Additional considerations:

Let me get clear on the series of events I’m expected to believe have led us to this pass: (a) Mycroft and Co. (including the American CIA agent?) snared Moriarty off the streets in pursuit of the technological skeleton key they believed he was in possession of. (b) To tempt Moriarty to talk, Mycroft fed Moriarty’s obsession with Sherlock by slipping him tidbits of personal information about his little brother. (c) And even though Moriarty failed to give them the key—and showed only signs of growing psychosis—they released him back onto the streets . . . Where Moriarty would use the myth of the key to target Sherlock and surround him with assassins, and use the information gathered from Mycroft to discredit Sherlock and force him to suicide.

I won’t bother to point out all the problems with this. Instead I’ll only ask: What was Mycroft’s actual goal? And is he working against or with his brother?*

Meanwhile, if James Moriarty were a fiction, wouldn’t that have been discovered during the court proceedings? Due diligence and such?

And why would John, who tag teamed with Mycroft during “Scandal,” suddenly find Mycroft’s request that John keep an eye on Sherlock so ridiculous? Particularly when faced with evidence of so many assassins on their doorstep? Not that John has ever really needed prompting to take care of his frequently errant flat mate.
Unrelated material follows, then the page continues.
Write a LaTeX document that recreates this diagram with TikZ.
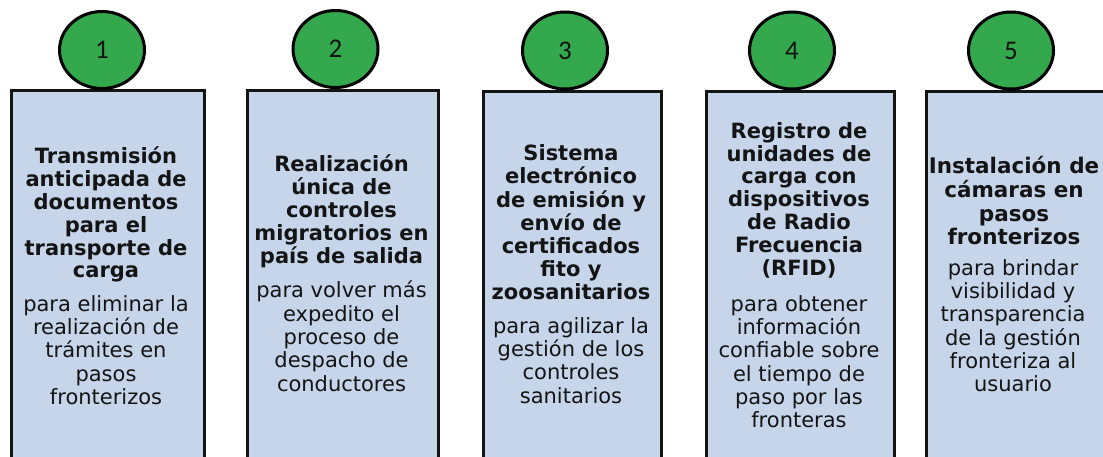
\documentclass[tikz,border=0pt]{standalone}
\usepackage{fontspec}
\setmainfont{DejaVu Sans}
\newfontfamily\numfont{Carlito}
\usetikzlibrary{positioning,shapes.geometric}
\definecolor{ink}{HTML}{141414}
\definecolor{panel}{HTML}{C6D5EA}
\definecolor{badgegreen}{HTML}{33A84C}

\begin{document}
\begin{tikzpicture}[
  x=1pt,y=-1pt,
  card/.style={draw=ink,line width=2.8pt,fill=panel,anchor=north west,inner sep=0pt,minimum height=380pt},
  badge/.style={ellipse,draw=black,line width=3pt,fill=badgegreen,minimum width=85pt,minimum height=77pt,inner sep=0pt,font=\numfont\fontsize{27}{30}\selectfont,text=ink},
  head/.style={anchor=north,align=center,inner sep=0pt,text=ink,font=\fontsize{21}{22.9}\selectfont\bfseries},
  body/.style={anchor=north,align=center,inner sep=0pt,text=ink,font=\fontsize{21}{23.3}\selectfont}
]
\useasboundingbox (0,0) rectangle (1103,457);
\clip (0,0) rectangle (1103,457);
\fill[white] (0,0) rectangle (1103,457);

% panels
\node[card,minimum width=193pt] (panel1) at (10,89) {};
\node[card,minimum width=191pt] (panel2) at (246,89) {};
\node[card,minimum width=178pt] (panel3) at (482,90) {};
\node[card,minimum width=188pt] (panel4) at (705,90) {};
\node[card,minimum width=195pt] (panel5) at (925,90) {};

% numbered badges
\node[badge] (step1) at (102,50) {1};
\node[badge] (step2) at (335.5,49) {2};
\node[badge] (step3) at (565,50.5) {3};
\node[badge] (step4) at (792,50.5) {4};
\node[badge] (step5) at (1011,50.5) {5};

% texts
\node[head] (title1) at (106,146.5) {Transmisión\\anticipada de\\documentos\\para el\\transporte de\\carga};
\node[body] (aim1) at (106,295) {para eliminar la\\realización de\\trámites en\\pasos\\fronterizos};

\node[head] (title2) at (341.5,155) {Realización\\única de\\controles\\migratorios en\\país de salida};
\node[body] (aim2) at (341.5,281) {para volver más\\expedito el\\proceso de\\despacho de\\conductores};

\node[head,font=\fontsize{21}{23.2}\selectfont\bfseries] (title3) at (571,144.5) {Sistema\\electrónico\\de emisión y\\envío de\\certificados\\fito y\\zoosanitarios};
\node[body] (aim3) at (571,317) {para agilizar la\\gestión de los\\controles\\sanitarios};

\node[head] (title4) at (799,122) {Registro de\\unidades de\\carga con\\dispositivos\\de Radio\\Frecuencia\\(RFID)};
\node[body] (aim4) at (799,295) {para obtener\\información\\confiable sobre\\el tiempo de\\paso por las\\fronteras};

\node[head,font=\fontsize{21.5}{23.7}\selectfont\bfseries] (title5) at (1014,156.5) {Instalación de\\cámaras en\\pasos\\fronterizos};
\node[body] (aim5) at (1013,259) {para brindar\\visibilidad y\\transparencia\\de la gestión\\fronteriza al\\usuario};
\end{tikzpicture}
\end{document}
I found some of the edits to the American broadcast a bit strange, too. Removing the music from the scene in which Moriarty visits Sherlock (in the version that aired in the UK, Moriarty’s tapping was set to the Bach he later references on the rooftop)? The UK cut also gave the distinct impression that Sherlock was more on top of things than the American one—after all, even if Sherlock is being a bit slow, he’s had ample time while waiting at Bart’s to sort out the fact that there is no key, as Moriarty’s binary spells out (why does Moriarty say it was “meaningless” I wonder?). There were a number of other odd differences, like the omission of Mycroft reading the paper featuring Sherlock’s suicide, but the lack of music cue in the one scene was the most glaring.
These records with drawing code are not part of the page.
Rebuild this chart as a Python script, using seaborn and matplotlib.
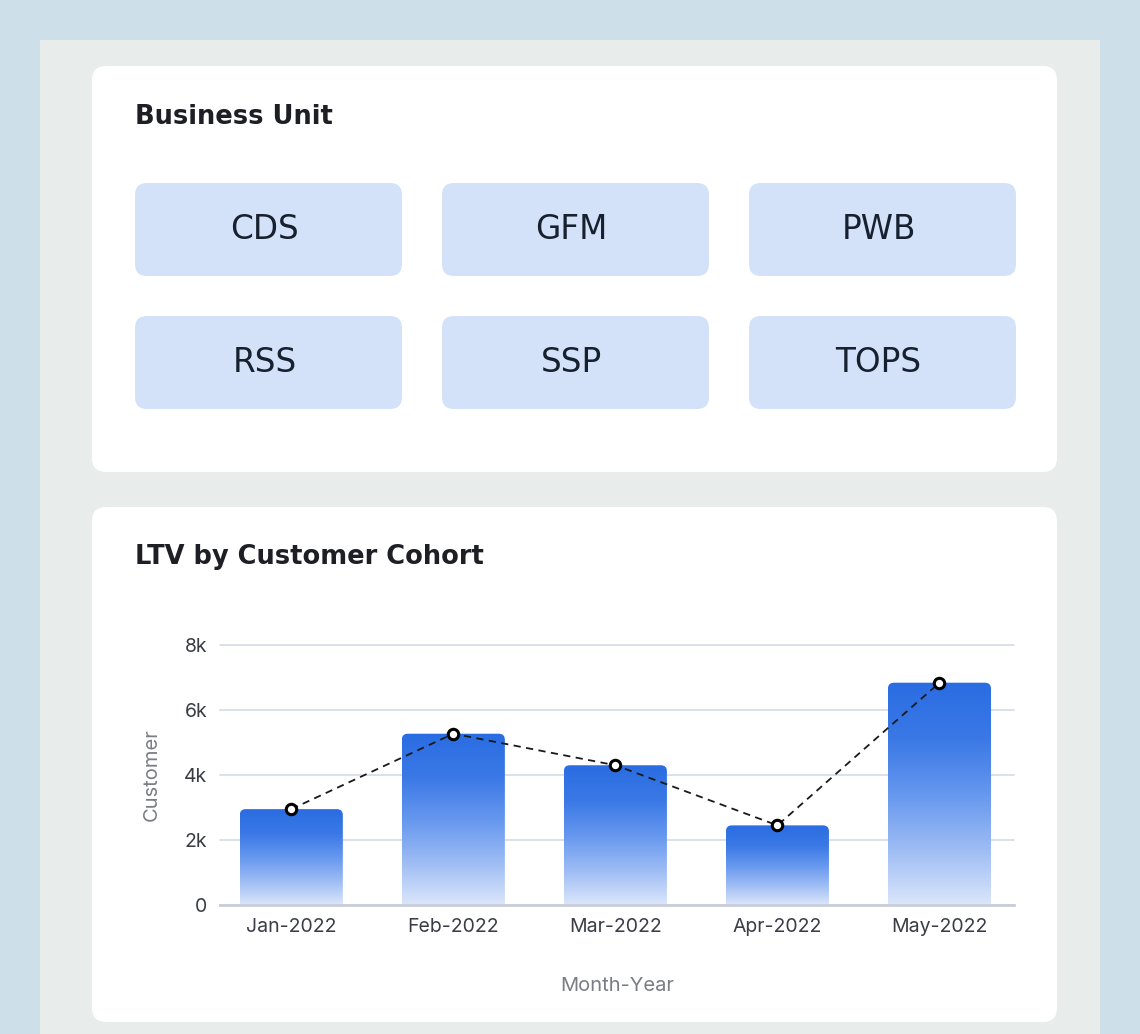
import numpy as np
import pandas as pd
import matplotlib
matplotlib.use("Agg")
import matplotlib.pyplot as plt
from matplotlib.patches import FancyBboxPatch, Rectangle
from matplotlib.transforms import IdentityTransform
from matplotlib.colors import LinearSegmentedColormap
import seaborn as sns

# ---- data ----
business_units = ["CDS", "GFM", "PWB", "RSS", "SSP", "TOPS"]
months = ["Jan-2022", "Feb-2022", "Mar-2022", "Apr-2022", "May-2022"]
ltv_values = [2950, 5270, 4300, 2450, 6840]
y_ticks = [0, 2000, 4000, 6000, 8000]
y_tick_labels = ["0", "2k", "4k", "6k", "8k"]

sns.set_theme(style="white")
plt.rcParams["font.family"] = ["Inter", "DejaVu Sans"]

W, H = 1140, 1034
fig = plt.figure(figsize=(W / 100, H / 100), dpi=100)
fig.patch.set_facecolor("#cddfe8")


def px_rect(x0, y0, x1, y1, color, r=0, z=-5):
    """Rectangle given in pixel coords (top-left origin)."""
    if r > 0:
        p = FancyBboxPatch((x0 / W, 1 - y1 / H), (x1 - x0) / W, (y1 - y0) / H,
                           boxstyle=f"round,pad=0,rounding_size={r / W}",
                           mutation_aspect=W / H,
                           transform=fig.transFigure, facecolor=color,
                           edgecolor="none", zorder=z)
    else:
        p = Rectangle((x0 / W, 1 - y1 / H), (x1 - x0) / W, (y1 - y0) / H,
                      transform=fig.transFigure, facecolor=color,
                      edgecolor="none", zorder=z)
    fig.patches.append(p)


# outer panel
px_rect(40, 40, 1100, 1060, "#e8eceb", z=-6)
# cards
px_rect(92, 66, 1057, 472, "#ffffff", r=14, z=-5)
px_rect(92, 507, 1057, 1022, "#ffffff", r=14, z=-5)

title_font = ["DejaVu Sans"]
fig.text(135 / W, 1 - 117 / H, "Business Unit", fontsize=18.5, fontweight="bold",
         color="#1e1f24", ha="left", va="center", family=title_font)
fig.text(135 / W, 1 - 557 / H, "LTV by Customer Cohort", fontsize=18.5,
         fontweight="bold", color="#1e1f24", ha="left", va="center",
         family=title_font)

col_x = [(135, 402), (442, 709), (749, 1016)]
row_y = [(183, 276), (316, 409)]
for i, bu in enumerate(business_units):
    (x0, x1) = col_x[i % 3]
    (y0, y1) = row_y[i // 3]
    px_rect(x0, y0, x1, y1, "#d3e2f9", r=12, z=-4)
    fig.text(((x0 + x1) / 2 - 4) / W, 1 - ((y0 + y1) / 2) / H, bu, fontsize=23.5,
             color="#17202e", ha="center", va="center", family=title_font)

# ---- chart ----
ax_left, ax_right = 220, 1014
ax_top, ax_bottom = 645, 905
ax = fig.add_axes([ax_left / W, 1 - ax_bottom / H, (ax_right - ax_left) / W,
                   (ax_bottom - ax_top) / H])
ax.set_facecolor("none")

df = pd.DataFrame({"month": months, "ltv": ltv_values})
sns.barplot(data=df, x="month", y="ltv", ax=ax, color="#2f72e4", width=0.636,
            errorbar=None, zorder=2)
ax.set_ylim(0, 8000)
ax.set_xlim(-0.44, 4.46)

fig.canvas.draw()
cmap = LinearSegmentedColormap.from_list(
    "g", ["#dbe6fb", "#9dbcf4", "#6597ee", "#3a78e6", "#2a6de2"])
grad = np.linspace(0, 1, 256).reshape(-1, 1)
for bar in list(ax.patches):
    x = bar.get_x()
    w = bar.get_width()
    h = bar.get_height()
    bar.set_visible(False)
    (px0, py0) = ax.transData.transform((x, 0))
    (px1, py1) = ax.transData.transform((x + w, h))
    clip = FancyBboxPatch((px0, py0 - 20), px1 - px0, py1 - py0 + 20,
                          boxstyle="round,pad=0,rounding_size=6",
                          transform=IdentityTransform(), facecolor="none",
                          edgecolor="none")
    ax.add_patch(clip)
    im = ax.imshow(grad, cmap=cmap, origin="lower", aspect="auto",
                   extent=[x, x + w, 0, h], zorder=2)
    im.set_clip_path(clip)
ax.set_xlim(-0.44, 4.46)
ax.set_ylim(0, 8000)

sns.pointplot(data=df, x="month", y="ltv", ax=ax, color="#1a1a1a",
              linestyle="--", marker="o", errorbar=None, zorder=4)
for ln in ax.lines:
    ln.set_linewidth(1.3)
    ln.set_dashes([4, 3])
    ln.set_markersize(7.5)
    ln.set_markerfacecolor("white")
    ln.set_markeredgecolor("black")
    ln.set_markeredgewidth(2.2)
    ln.set_zorder(5)
    ln.set_clip_on(False)
ax.set_xlim(-0.44, 4.46)
ax.set_ylim(0, 8000)

ax.set_yticks(y_ticks)
ax.set_yticklabels(y_tick_labels)
ax.yaxis.grid(True, color="#d6dae6", linewidth=1.2, zorder=0)
for gl in ax.get_ygridlines():
    gl.set_clip_on(False)
ax.set_axisbelow(True)
for s in ["top", "right", "left"]:
    ax.spines[s].set_visible(False)
ax.spines["bottom"].set_color("#c9cdd8")
ax.spines["bottom"].set_linewidth(2)
ax.tick_params(axis="both", length=0, labelsize=14, colors="#3a3d45")
ax.tick_params(axis="y", pad=9)
ax.tick_params(axis="x", pad=9)
ax.set_xlabel("Month-Year", fontsize=14.5, color="#7a7d85", labelpad=30)
ax.set_ylabel("Customer", fontsize=14.5, color="#7a7d85", labelpad=17)

fig.savefig("out.png", dpi=100)
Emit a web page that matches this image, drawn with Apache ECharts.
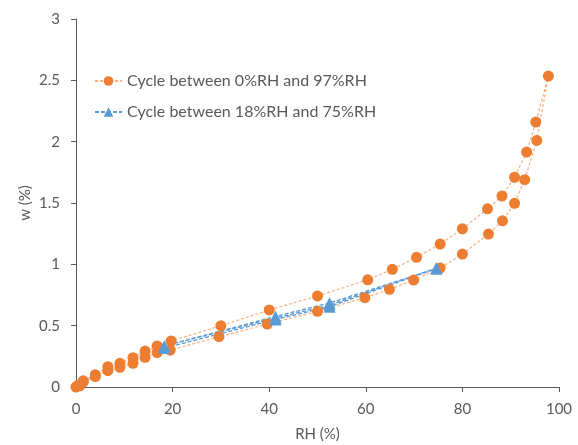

Way to economize on the headstone, Mycroft! I suppose you figure to put the actual dates on later, when your brother is actually dead? Reduce, reuse, recycle.

And how long has Sherlock been hanging around the cemetery? And to what purpose? Just to see who shows up for a “visit”?
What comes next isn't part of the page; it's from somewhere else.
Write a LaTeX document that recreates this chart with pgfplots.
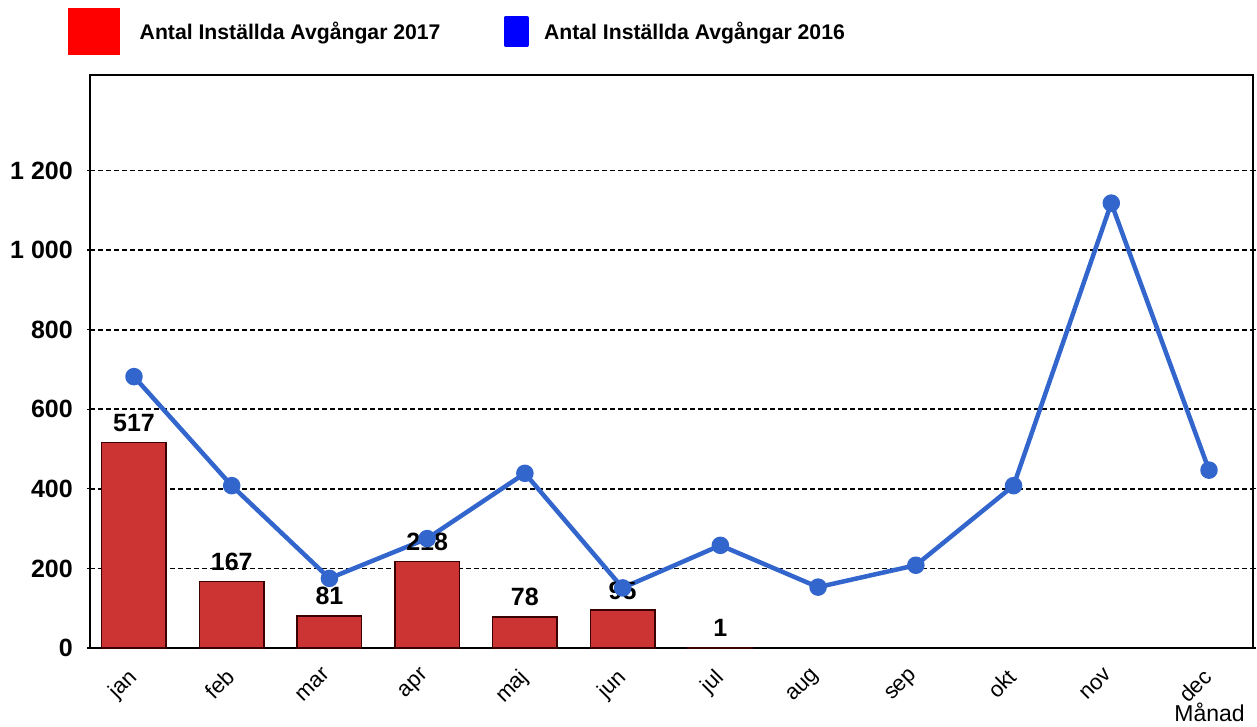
\documentclass[border=0pt]{standalone}
\usepackage{pgfplots}
\pgfplotsset{compat=1.18}
\usepackage{fontspec}
\setmainfont{Liberation Sans}
\definecolor{barred}{HTML}{CC3333}
\definecolor{barline}{HTML}{3A0000}
\definecolor{lineblue}{HTML}{3366CC}
\begin{document}
\begin{tikzpicture}
\begin{axis}[
  at={(90pt,78pt)}, anchor=south west,
  scale only axis, width=1163pt, height=573pt,
  xmin=-0.45, xmax=11.45, ymin=0, ymax=1440,
  /pgf/number format/assume math mode=true,
  xtick={0,...,11},
  xticklabels={jan,feb,mar,apr,maj,jun,jul,aug,sep,okt,nov,dec},
  x tick style={draw=none},
  xticklabel style={rotate=45, anchor=north east, font=\fontsize{22}{22}\selectfont, inner sep=0pt, yshift=-6.4pt, xshift=-16.4pt},
  ytick={0,200,...,1200},
  yticklabels={0,200,400,600,800,1 000,1 200},
  yticklabel style={font=\bfseries\fontsize{25}{25}\selectfont, inner sep=0pt, xshift=-14pt},
  tick align=outside, major tick length=3pt,
  y tick style={black, line width=1.3pt},
  ymajorgrids, major grid style={black, dash pattern=on 5pt off 3pt, line width=1.7pt},
  axis line style={black, line width=2.5pt},
  xlabel={Månad},
  xlabel style={at={(axis description cs:1,0)}, anchor=north east, yshift=-55pt, xshift=-8pt, font=\fontsize{23}{23}\selectfont, inner sep=0pt},
  legend style={at={(axis description cs:-0.0189,1.117)}, anchor=north west, draw=none, fill=none, inner sep=0pt,
    legend columns=2, font=\bfseries\fontsize{21.2}{21.2}\selectfont, nodes={inner sep=0pt},
    /tikz/every even column/.append style={column sep=63pt},
    /tikz/every odd column/.append style={column sep=15pt}},
  legend cell align=left,
]
\addplot[ybar, bar width=0.66, fill=barred, draw=barline, line width=1.5pt,
  nodes near coords,
  nodes near coords style={font=\bfseries\fontsize{25}{25}\selectfont, inner sep=0pt, anchor=south, yshift=10pt, black},
  legend image code/.code={\fill[red] (0pt,-22.5pt) rectangle (50pt,22.5pt); \path (55pt,0pt);}]
  coordinates {(0,517) (1,167) (2,81) (3,218) (4,78) (5,95) (6,1)};
\addlegendentry{Antal Inställda Avgångar 2017}
\addplot[lineblue, line width=4.5pt, line join=round, mark=*, mark size=6.5pt, mark options={fill=lineblue, draw=none},
  legend image code/.code={\fill[blue] (0pt,-13.5pt) rectangle (21pt,13.5pt);}]
  coordinates {(0,682) (1,408) (2,175) (3,275) (4,439) (5,151) (6,258) (7,153) (8,208) (9,408) (10,1118) (11,447)};
\addlegendentry{Antal Inställda Avgångar 2016}
\end{axis}
\pgfresetboundingbox
\path[use as bounding box] (0,0) rectangle (1257pt,726pt);
\end{tikzpicture}
\end{document}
As an aside, can we get Benedict some shirts that fit next season? These ones pull funny at the buttons and leave me to wonder whether John shrank the laundry.

*A theory in Mycroft working against Sherlock: If we posit that Jim really IS just an actor, and that Mycroft has hired him (and later tormented him into insanity, whee!) . . . And that Irene was also an actress hired by Mycroft . . . And that Mycroft [and the government] is working with these CIA agents . . . Molly escapes being targeted because Mycroft does not perceive any true affection for her from Sherlock . . . And Mycroft’s people clean up Moriarty’s body before the police arrive . . . Yeah, maybe that could work.

Summary: “Hounds of Baskerville”

Since I viewed this episode a couple times in January, I’m posting the links to my original thoughts here:

  1. First Thoughts
  2. Some Other Considerations

After another viewing this evening, I find any logic you attempt to hang on the episode falls apart pretty quickly. Still, a cute story if you don’t think too hard about it.

As an aside: if Sherlock took the case because of Henry’s use of the word “hound” . . . But then everyone in the area refers to it as a “hound” anyway . . . Do they call it a hound because that’s what Henry called it? Something doesn’t quite jive there, sort of like an uneven fault line.

I do have a slight problem with Sherlock’s use of “disorientate” as well, which I know appears in dictionaries, but “disorient” is generally preferred and what’s more seems like a better choice for someone who (a) has shown himself to be a stickler for grammar (though I understand the use of “disorientate” does not exactly overstep the bounds), and (b) tends to be succinct in thought and speech.

Also, missed opportunity to show whether Sherlock snores and keeps John awake. (I know they didn’t get a double, but the Cross Keys was busy and full enough they must have shared a twin room, right?)